**** Records for the exercise ****

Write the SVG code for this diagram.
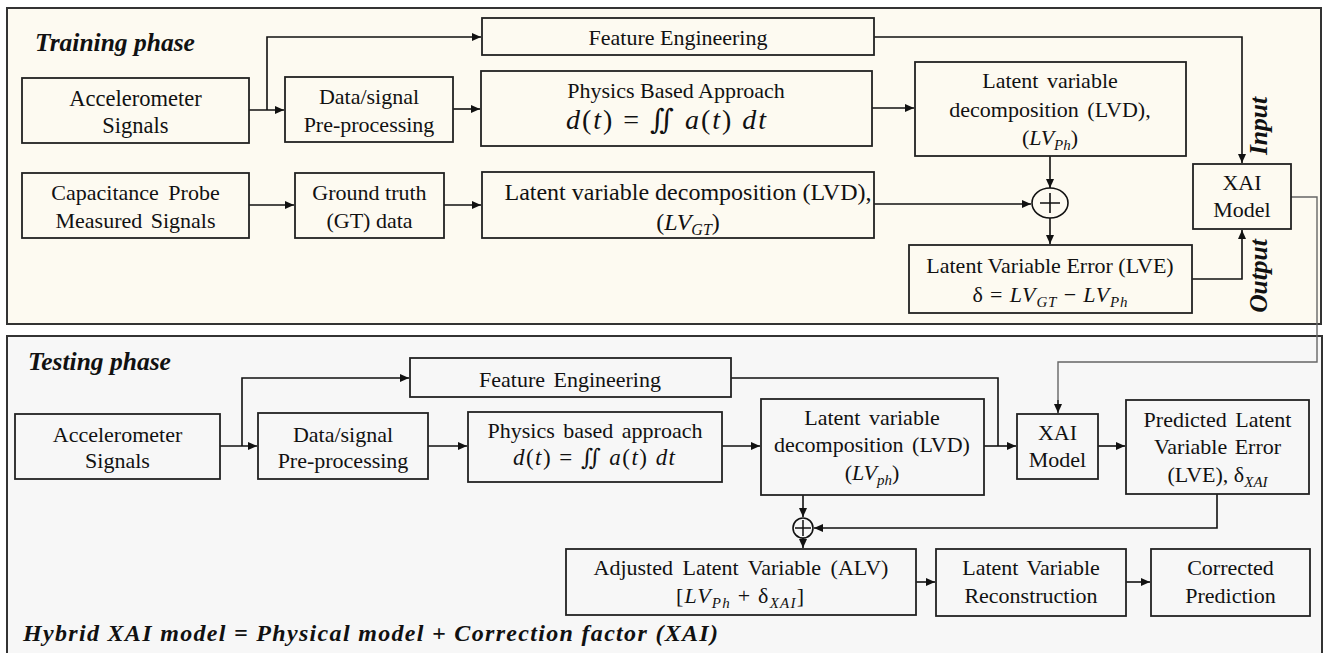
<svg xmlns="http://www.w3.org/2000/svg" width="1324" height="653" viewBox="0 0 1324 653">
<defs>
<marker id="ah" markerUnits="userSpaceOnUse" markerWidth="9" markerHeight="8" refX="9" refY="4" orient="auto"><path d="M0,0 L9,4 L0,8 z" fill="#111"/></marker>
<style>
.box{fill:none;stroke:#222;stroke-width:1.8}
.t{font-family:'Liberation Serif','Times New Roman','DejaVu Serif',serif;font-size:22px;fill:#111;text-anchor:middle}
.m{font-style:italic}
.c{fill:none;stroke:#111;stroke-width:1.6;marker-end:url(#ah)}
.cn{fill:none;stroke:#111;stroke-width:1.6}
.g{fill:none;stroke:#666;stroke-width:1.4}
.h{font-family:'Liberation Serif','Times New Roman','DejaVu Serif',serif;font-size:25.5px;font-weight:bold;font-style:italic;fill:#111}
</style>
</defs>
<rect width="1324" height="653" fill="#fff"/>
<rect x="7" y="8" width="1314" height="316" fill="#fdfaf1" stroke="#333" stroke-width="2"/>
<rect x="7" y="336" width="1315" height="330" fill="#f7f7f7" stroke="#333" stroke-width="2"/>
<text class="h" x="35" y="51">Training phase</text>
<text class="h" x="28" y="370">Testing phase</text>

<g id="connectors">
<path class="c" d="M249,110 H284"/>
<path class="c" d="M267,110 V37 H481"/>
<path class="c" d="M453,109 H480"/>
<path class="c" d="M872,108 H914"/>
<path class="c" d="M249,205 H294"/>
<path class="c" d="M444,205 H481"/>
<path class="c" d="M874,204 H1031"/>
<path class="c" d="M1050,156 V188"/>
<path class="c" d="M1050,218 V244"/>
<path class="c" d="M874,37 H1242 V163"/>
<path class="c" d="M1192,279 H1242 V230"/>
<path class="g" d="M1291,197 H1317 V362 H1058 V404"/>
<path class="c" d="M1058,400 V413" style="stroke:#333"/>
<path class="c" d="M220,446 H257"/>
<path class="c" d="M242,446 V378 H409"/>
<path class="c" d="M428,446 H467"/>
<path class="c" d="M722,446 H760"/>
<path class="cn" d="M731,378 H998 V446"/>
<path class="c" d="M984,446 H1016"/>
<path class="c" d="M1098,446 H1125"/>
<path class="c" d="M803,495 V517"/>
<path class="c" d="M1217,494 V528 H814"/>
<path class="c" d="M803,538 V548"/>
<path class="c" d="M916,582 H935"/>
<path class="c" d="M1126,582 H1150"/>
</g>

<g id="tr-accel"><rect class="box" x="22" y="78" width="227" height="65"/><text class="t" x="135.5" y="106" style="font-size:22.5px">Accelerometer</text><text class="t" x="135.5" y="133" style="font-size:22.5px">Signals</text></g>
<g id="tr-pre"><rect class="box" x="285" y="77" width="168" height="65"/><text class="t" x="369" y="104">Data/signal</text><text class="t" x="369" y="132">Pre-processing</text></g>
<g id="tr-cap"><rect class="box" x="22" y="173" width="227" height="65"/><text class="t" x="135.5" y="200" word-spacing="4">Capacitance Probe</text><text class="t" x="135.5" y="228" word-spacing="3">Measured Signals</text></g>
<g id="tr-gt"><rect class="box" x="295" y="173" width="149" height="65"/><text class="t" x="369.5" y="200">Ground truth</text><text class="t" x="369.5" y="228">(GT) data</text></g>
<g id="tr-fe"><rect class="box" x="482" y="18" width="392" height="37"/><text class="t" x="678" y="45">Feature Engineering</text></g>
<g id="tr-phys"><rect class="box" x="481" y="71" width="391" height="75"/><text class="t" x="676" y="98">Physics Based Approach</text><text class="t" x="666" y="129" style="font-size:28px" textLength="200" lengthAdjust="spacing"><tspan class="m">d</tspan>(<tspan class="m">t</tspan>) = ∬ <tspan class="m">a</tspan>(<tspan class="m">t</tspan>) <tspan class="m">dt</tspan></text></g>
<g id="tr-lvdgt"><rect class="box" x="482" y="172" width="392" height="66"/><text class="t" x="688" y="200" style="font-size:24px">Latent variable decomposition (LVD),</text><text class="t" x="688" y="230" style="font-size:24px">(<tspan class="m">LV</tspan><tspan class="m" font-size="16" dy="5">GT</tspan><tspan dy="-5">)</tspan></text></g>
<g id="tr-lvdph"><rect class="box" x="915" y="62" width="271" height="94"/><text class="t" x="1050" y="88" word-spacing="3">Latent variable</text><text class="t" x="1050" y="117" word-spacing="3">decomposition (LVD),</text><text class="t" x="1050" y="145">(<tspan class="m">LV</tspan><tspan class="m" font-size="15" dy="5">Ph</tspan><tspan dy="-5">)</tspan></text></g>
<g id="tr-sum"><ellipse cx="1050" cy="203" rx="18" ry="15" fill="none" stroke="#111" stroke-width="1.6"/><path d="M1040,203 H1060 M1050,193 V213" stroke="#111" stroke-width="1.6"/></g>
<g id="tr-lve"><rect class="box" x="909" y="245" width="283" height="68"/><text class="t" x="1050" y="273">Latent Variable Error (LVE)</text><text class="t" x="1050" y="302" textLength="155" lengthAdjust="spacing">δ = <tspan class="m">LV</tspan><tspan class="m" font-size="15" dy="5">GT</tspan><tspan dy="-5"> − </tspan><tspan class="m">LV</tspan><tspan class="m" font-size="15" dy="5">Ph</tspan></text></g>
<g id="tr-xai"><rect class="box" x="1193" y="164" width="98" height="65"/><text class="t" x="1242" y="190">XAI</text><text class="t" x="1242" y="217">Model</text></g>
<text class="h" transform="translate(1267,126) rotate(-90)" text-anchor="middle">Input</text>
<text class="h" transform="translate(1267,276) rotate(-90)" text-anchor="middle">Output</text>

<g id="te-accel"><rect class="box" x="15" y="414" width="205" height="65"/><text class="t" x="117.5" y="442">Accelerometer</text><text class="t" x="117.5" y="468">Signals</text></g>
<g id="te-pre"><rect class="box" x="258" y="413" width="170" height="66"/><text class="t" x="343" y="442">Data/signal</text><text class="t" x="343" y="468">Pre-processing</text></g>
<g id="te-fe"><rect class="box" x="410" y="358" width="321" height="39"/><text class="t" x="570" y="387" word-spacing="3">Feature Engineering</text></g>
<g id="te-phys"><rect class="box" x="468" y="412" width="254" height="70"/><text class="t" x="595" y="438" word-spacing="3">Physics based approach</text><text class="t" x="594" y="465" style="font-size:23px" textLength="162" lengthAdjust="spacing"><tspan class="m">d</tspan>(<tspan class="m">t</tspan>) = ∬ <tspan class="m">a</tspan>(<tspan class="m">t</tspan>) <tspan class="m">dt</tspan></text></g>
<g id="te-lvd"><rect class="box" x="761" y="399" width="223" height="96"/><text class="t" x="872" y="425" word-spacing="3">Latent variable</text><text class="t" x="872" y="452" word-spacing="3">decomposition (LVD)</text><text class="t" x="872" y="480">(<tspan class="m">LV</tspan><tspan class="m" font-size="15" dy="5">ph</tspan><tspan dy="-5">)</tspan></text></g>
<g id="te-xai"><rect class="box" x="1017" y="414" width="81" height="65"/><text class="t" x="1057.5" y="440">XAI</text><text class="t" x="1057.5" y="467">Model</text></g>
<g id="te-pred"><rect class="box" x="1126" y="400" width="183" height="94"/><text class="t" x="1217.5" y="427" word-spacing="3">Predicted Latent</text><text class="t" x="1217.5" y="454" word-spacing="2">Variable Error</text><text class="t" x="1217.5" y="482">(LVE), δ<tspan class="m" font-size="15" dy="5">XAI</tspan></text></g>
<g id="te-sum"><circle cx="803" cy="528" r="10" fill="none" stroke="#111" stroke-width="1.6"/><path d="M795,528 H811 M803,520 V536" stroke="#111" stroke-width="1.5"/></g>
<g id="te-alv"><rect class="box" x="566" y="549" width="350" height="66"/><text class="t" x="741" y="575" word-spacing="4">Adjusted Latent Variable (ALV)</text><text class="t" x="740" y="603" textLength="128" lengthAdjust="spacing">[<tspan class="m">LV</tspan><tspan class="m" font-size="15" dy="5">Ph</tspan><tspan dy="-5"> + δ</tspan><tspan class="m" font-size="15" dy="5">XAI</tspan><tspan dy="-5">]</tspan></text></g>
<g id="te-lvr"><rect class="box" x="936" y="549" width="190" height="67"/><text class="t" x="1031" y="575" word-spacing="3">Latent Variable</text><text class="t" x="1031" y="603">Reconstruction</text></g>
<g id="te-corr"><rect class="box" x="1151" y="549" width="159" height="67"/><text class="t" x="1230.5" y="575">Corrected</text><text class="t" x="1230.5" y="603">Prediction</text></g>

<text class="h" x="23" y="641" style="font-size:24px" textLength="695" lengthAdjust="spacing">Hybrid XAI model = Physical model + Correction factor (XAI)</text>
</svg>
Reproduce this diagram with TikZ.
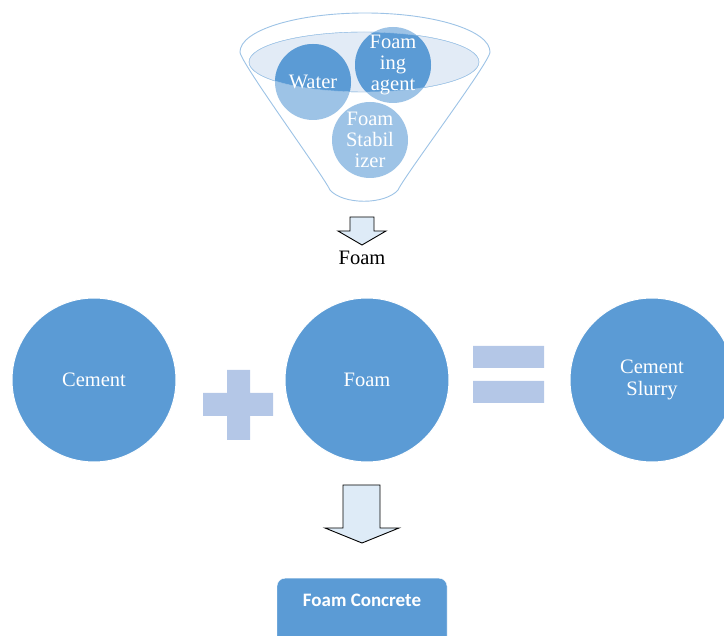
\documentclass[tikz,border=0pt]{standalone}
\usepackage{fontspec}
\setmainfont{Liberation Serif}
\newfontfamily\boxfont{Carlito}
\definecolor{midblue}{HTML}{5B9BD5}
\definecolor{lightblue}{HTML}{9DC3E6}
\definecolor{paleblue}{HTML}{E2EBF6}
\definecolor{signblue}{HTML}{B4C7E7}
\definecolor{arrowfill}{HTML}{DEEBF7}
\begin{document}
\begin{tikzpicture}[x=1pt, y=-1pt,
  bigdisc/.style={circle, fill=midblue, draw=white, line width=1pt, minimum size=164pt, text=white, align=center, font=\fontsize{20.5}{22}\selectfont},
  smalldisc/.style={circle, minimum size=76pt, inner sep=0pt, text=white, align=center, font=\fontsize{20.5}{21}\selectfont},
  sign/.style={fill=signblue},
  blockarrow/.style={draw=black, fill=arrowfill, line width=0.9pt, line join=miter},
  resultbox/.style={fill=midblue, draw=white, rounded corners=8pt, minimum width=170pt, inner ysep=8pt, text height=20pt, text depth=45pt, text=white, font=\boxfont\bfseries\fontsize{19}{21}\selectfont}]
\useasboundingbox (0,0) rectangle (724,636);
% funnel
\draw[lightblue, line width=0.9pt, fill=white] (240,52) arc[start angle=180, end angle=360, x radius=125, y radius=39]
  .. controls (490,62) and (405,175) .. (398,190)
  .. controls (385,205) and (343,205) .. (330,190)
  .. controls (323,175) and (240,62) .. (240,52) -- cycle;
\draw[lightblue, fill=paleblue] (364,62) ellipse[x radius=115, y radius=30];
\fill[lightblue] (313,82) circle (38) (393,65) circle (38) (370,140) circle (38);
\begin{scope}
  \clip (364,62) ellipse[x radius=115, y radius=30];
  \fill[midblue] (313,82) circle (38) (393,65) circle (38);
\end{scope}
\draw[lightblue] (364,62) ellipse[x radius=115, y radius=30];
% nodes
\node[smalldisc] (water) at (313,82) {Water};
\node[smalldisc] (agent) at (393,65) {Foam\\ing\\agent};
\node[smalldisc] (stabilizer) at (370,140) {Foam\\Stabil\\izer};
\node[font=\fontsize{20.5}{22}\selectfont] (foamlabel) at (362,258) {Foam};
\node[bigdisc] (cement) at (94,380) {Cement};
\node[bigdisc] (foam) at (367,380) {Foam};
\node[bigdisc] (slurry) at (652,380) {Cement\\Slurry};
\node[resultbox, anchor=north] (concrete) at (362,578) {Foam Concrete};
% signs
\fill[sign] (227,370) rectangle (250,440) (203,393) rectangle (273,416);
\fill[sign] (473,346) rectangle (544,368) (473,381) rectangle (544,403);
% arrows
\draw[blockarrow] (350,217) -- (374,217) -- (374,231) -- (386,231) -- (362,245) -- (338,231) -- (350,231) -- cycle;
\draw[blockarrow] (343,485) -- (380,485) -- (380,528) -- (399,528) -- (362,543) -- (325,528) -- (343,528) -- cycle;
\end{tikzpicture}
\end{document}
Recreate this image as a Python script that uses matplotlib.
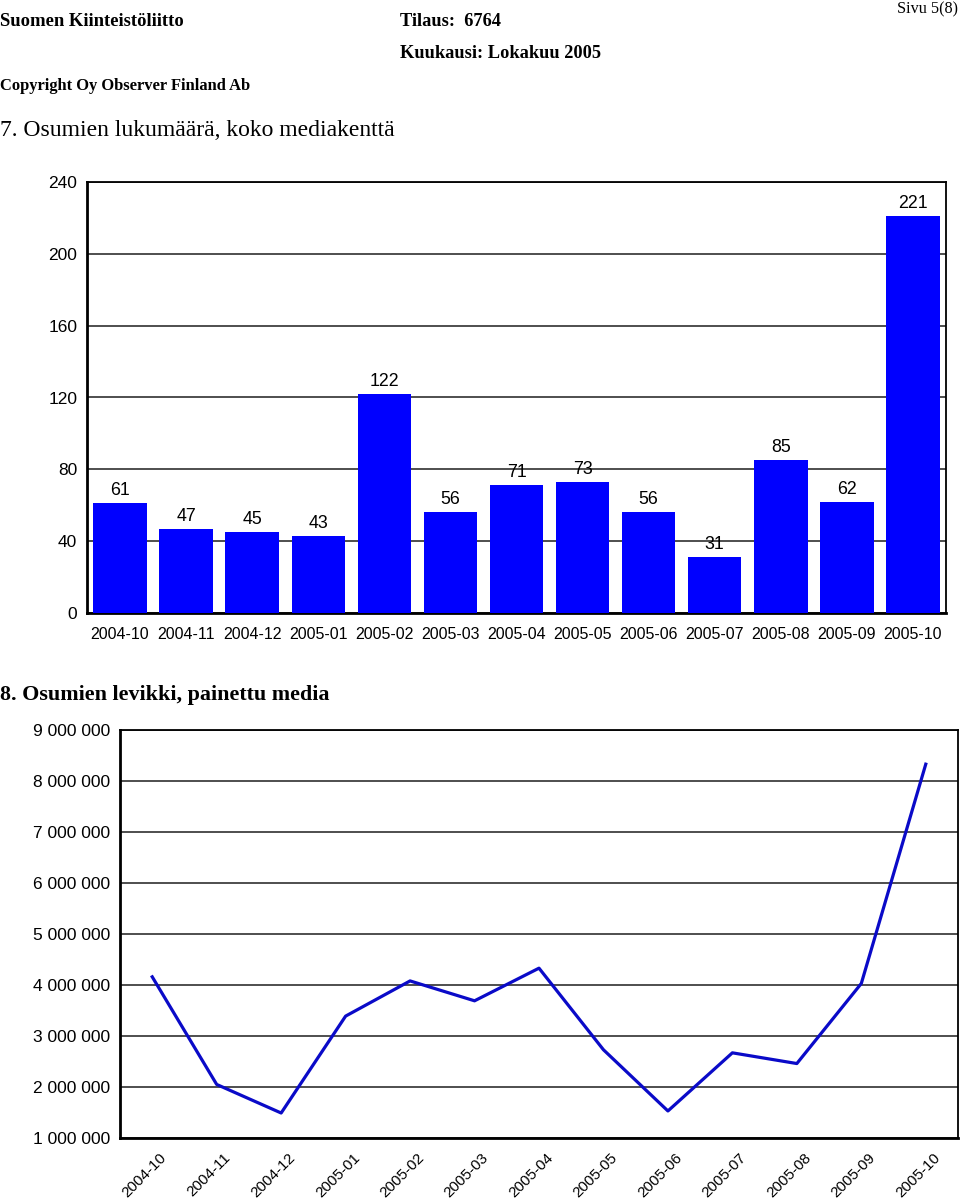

****

§ **Task details**: Using the material above, count the lines containing the word "diagram". Reply with the number alone.

§ **Answer to this task**: 2